Copy each line below in which the string "code" occurs.

DATASET EXCERPTS —
▬▬▬▬▬▬▬▬▬▬
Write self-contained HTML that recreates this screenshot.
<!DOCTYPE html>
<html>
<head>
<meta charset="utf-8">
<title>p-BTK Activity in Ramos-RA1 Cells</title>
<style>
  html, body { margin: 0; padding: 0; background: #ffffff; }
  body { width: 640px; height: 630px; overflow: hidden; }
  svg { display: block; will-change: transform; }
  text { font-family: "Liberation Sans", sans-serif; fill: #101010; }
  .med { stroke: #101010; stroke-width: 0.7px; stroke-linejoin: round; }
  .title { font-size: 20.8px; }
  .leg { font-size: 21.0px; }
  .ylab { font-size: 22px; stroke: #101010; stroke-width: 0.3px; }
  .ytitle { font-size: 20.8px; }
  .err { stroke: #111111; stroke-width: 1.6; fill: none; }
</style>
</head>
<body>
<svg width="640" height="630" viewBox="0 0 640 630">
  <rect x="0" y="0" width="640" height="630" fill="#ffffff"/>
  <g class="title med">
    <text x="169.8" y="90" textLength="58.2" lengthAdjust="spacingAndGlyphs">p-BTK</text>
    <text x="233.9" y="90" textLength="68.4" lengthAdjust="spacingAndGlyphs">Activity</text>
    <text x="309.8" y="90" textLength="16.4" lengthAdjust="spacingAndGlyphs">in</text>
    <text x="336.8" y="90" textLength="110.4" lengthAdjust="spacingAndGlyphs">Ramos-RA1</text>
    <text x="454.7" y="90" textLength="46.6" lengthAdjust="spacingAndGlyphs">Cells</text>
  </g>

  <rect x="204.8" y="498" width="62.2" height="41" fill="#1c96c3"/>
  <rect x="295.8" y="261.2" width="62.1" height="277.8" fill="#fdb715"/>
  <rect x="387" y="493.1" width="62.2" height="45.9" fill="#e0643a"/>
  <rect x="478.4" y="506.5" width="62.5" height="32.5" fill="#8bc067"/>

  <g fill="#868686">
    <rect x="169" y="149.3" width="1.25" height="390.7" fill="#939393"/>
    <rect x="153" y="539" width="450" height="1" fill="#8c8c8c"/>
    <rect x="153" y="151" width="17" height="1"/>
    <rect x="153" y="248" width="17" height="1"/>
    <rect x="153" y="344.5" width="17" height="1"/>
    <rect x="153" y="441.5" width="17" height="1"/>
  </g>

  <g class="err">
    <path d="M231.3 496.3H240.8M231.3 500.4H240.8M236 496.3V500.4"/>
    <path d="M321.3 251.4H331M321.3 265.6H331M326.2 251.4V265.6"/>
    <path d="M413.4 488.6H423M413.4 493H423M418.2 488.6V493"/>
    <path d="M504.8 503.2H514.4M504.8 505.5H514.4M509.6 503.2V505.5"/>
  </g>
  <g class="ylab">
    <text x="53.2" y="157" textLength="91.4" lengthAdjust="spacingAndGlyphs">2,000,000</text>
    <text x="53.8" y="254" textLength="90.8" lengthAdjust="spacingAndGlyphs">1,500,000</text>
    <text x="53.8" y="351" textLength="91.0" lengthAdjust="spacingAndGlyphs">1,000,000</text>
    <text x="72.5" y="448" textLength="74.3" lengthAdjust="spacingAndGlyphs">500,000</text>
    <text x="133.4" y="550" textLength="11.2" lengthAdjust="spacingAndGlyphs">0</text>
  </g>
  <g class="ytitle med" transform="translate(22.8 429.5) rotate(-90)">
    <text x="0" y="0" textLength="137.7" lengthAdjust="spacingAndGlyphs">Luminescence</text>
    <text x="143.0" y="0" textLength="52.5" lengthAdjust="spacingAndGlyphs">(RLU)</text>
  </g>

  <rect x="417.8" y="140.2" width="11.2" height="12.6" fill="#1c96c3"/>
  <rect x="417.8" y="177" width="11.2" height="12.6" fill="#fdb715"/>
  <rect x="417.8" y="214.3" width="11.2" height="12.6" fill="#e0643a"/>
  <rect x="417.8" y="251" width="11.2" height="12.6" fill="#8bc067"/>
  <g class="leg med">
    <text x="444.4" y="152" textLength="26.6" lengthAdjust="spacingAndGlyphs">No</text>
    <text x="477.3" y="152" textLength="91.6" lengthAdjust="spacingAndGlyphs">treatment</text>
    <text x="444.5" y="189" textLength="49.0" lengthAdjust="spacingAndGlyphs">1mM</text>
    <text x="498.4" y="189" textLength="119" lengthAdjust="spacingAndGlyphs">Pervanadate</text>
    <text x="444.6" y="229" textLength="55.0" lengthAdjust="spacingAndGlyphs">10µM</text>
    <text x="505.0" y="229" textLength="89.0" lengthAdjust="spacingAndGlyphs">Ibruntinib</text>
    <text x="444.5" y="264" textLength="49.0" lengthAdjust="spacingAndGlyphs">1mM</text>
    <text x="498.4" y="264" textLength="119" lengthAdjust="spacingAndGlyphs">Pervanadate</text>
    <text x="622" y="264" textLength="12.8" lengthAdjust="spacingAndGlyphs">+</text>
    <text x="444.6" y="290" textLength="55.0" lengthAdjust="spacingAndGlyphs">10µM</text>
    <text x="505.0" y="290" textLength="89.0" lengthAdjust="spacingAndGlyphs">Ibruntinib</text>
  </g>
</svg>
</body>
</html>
▬▬▬▬▬▬▬▬▬▬
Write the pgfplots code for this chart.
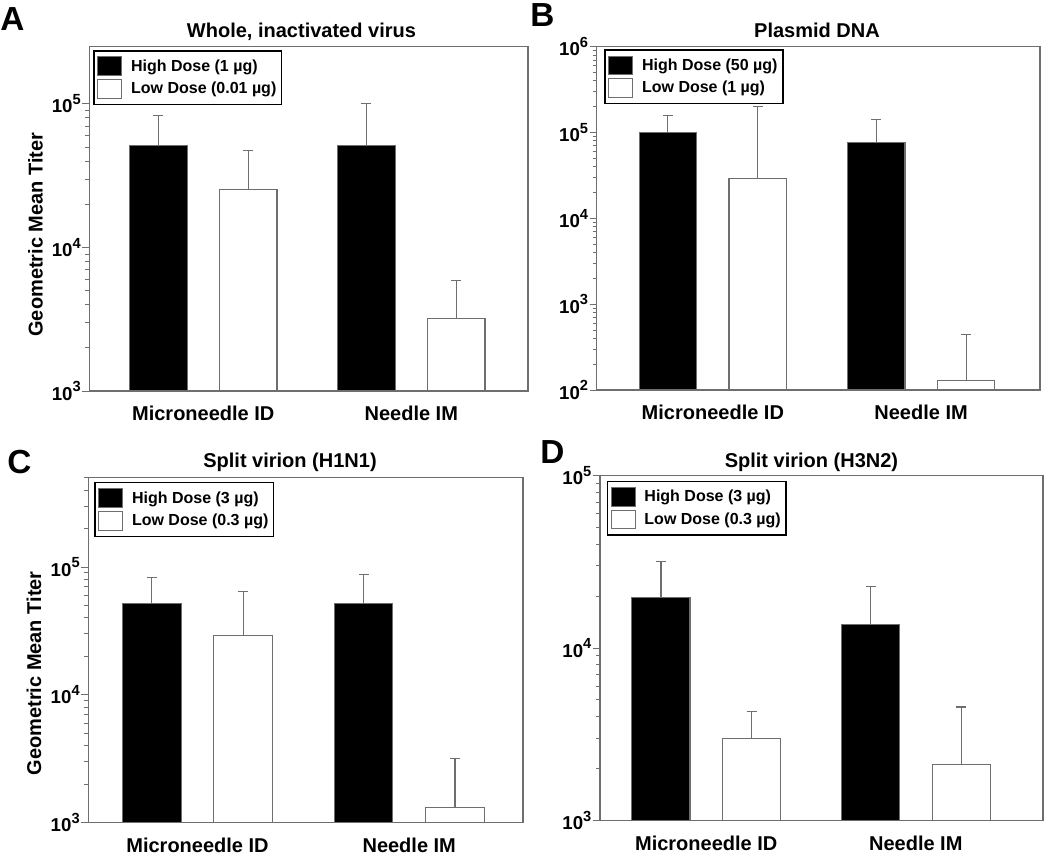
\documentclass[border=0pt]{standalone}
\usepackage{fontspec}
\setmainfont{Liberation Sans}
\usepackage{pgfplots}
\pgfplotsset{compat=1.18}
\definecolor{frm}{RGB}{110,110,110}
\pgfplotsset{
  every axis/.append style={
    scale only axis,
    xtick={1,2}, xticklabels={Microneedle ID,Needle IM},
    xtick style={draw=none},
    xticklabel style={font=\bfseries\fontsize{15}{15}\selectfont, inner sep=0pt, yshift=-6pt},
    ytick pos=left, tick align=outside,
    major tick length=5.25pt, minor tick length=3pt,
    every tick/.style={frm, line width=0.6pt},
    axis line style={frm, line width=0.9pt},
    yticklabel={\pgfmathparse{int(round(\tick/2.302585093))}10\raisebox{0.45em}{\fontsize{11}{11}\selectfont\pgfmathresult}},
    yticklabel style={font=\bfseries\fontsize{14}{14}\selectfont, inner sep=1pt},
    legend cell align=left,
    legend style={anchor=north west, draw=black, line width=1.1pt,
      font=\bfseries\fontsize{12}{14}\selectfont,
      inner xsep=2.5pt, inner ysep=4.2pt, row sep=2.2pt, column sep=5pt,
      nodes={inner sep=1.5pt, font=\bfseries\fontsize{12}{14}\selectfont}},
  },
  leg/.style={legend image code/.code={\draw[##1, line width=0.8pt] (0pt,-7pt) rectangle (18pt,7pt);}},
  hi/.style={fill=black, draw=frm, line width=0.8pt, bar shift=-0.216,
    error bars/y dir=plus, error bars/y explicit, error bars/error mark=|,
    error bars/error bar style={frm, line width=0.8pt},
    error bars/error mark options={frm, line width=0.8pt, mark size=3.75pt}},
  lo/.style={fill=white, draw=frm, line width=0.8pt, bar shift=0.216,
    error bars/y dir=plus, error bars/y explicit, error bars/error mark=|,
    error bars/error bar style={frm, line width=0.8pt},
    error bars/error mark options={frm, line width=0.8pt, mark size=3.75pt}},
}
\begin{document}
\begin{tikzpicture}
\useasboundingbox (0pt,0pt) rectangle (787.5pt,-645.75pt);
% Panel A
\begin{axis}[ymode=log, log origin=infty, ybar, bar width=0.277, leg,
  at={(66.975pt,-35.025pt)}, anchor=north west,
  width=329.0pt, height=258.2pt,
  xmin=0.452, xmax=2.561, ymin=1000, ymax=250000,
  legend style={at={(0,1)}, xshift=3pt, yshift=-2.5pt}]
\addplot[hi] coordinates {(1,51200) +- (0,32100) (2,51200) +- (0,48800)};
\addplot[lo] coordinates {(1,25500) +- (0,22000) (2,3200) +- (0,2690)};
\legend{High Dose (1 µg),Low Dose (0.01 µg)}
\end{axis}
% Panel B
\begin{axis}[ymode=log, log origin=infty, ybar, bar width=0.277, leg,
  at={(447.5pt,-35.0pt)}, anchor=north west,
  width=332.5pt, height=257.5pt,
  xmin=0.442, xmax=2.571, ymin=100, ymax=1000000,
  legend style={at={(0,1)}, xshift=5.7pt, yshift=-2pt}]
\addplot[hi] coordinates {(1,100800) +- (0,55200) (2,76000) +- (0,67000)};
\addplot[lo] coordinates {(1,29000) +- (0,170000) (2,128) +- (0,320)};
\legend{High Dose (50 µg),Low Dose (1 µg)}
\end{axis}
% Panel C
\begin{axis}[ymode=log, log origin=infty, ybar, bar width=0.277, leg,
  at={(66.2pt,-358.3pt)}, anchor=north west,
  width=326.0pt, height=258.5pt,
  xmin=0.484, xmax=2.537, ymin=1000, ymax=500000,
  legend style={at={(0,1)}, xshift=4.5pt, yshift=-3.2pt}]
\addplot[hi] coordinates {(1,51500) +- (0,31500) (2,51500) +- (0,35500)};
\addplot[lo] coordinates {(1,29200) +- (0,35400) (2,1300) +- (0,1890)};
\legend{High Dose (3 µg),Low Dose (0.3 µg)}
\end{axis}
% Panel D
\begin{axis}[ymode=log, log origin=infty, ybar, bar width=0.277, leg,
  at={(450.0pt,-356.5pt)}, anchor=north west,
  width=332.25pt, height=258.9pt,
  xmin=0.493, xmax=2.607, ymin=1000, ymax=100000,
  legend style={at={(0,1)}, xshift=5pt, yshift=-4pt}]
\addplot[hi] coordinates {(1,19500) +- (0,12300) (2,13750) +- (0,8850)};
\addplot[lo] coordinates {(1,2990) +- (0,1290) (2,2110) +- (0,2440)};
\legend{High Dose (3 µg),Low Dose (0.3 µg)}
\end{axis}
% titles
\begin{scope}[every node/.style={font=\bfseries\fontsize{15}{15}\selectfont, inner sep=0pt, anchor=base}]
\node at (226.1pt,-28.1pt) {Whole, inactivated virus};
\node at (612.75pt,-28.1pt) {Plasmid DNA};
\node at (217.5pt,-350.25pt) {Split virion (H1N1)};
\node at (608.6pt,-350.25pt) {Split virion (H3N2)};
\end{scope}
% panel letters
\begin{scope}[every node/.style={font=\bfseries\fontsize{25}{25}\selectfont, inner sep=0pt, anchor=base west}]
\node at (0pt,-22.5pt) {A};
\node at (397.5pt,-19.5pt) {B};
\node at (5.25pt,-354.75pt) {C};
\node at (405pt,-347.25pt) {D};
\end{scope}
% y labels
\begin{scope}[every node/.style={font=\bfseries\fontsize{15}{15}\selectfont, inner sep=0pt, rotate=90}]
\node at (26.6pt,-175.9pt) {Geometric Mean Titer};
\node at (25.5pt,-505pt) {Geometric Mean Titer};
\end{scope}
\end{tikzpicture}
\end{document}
▬▬▬▬▬▬▬▬▬▬
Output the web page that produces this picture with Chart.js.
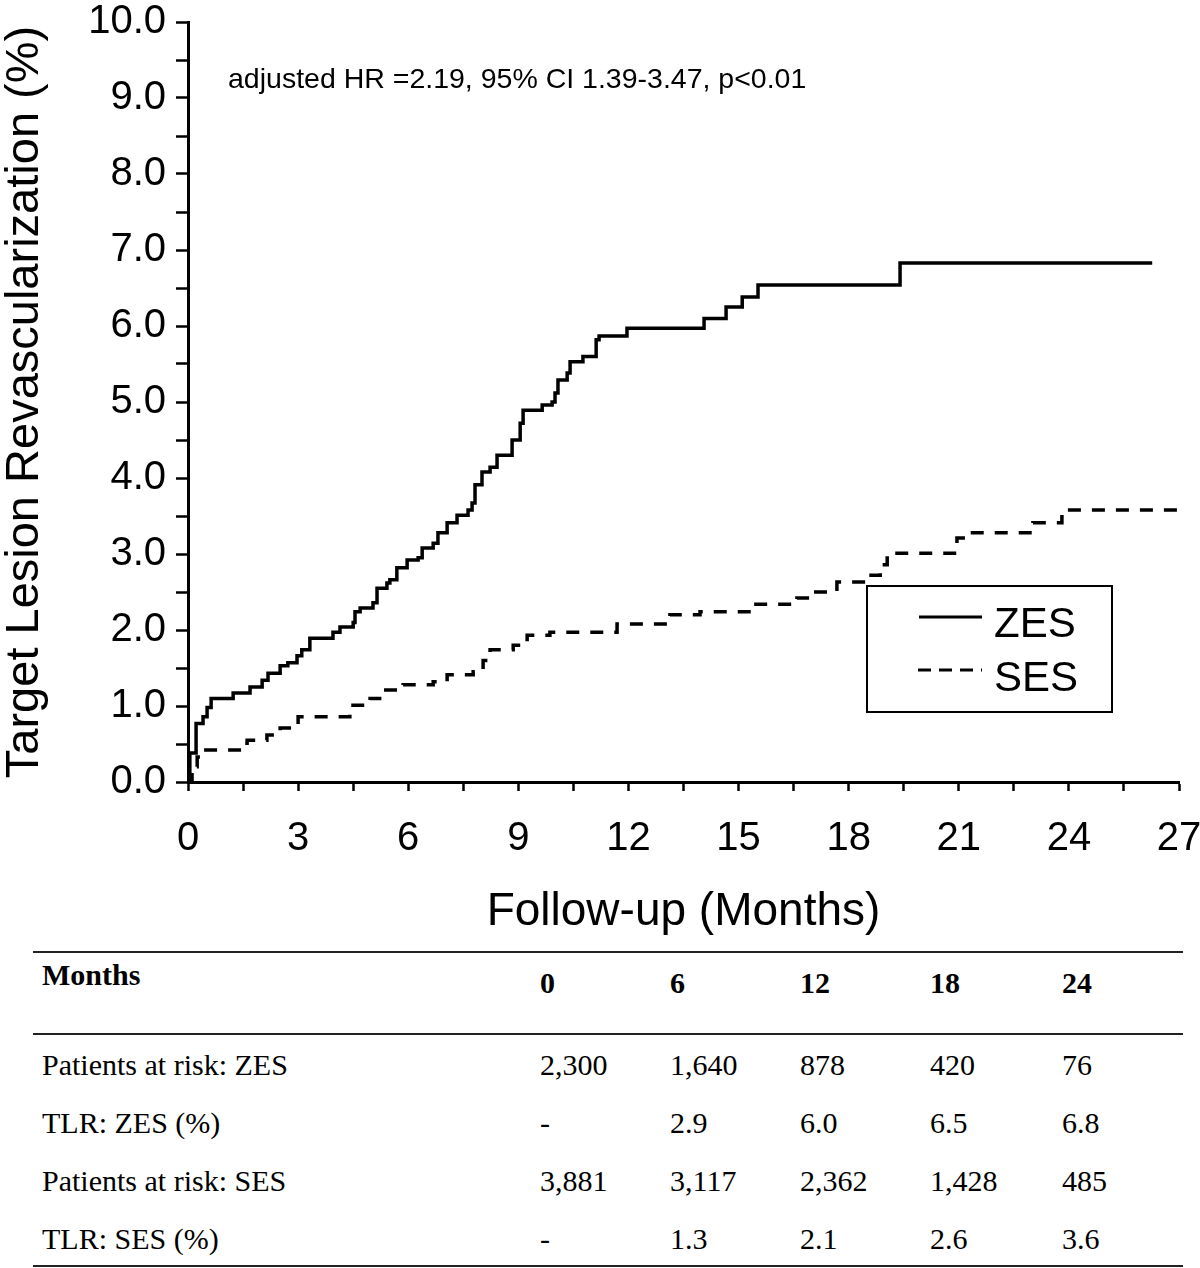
▬▬▬▬▬▬▬▬▬▬
CORRECT OUTPUT —
Write the pgfplots code for this chart.
  leg/.style={legend image code/.code={\draw[##1, line width=0.8pt] (0pt,-7pt) rectangle (18pt,7pt);}},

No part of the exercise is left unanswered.